Walter's shoulder separation will keep him from appearing in the Sun Bowl, a cruel end to a fabulous career. Softening the blow somewhat is that all of the pre-bowl practices can be now devoted to Keller, who demonstrated both poise and savvy in his unexpected appearance. Dividends will be realized next year as well as Keller will have a more significant than anticipated head start going into the spring and fall camps and the 2005 season. Sometimes, when you fall out of a tree you are able to land on your feet. ASU may have done just that…
Notre Dame @ USC (Nov 27) (Pick: wrong pick2)
Been there, done that. Again. Notre Dame did force the issue initially, but the outcome really was never in doubt. Clearly the major story to develop in the days following this game was the dismissal of Notre Dame head coach Tyrone Willingham. Once again, a future edition of Quick Quacks is the better forum for that discussion. The point here is what it has been all season long; USC has an uncanny knack of playing a bit casually and in the process appear perhaps vulnerable, only to identify exactly when in the game to impose their will upon the outcome and then very effectively do so. They are quite a football team to behold and I will be very surprised if either Oklahoma or Auburn proves to be capable of forcing any material change to that process. Stated another way, Oklahoma and Auburn have both played their best games of the season. USC hasn't yet, but is planning to do so on Jan 4.

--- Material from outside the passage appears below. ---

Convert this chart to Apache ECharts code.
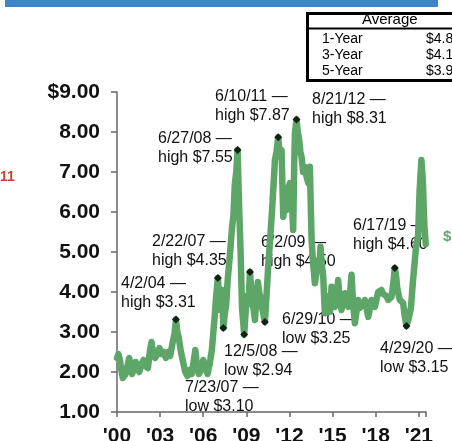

A quick recap of this weekend's games from the last edition of "Out of the Pac" has us on record of favoring USC against UCLA (35-17) and California over Southern Mississippi to join the Trojans in the BCS merrymaking over the New Year holiday.
Until a review of spring practices and then again when fall camps get underway, this will be the last "Out of the Pac" posting. A quick review of these two contests will be included in that frequently referred to "future edition of Quick Quacks".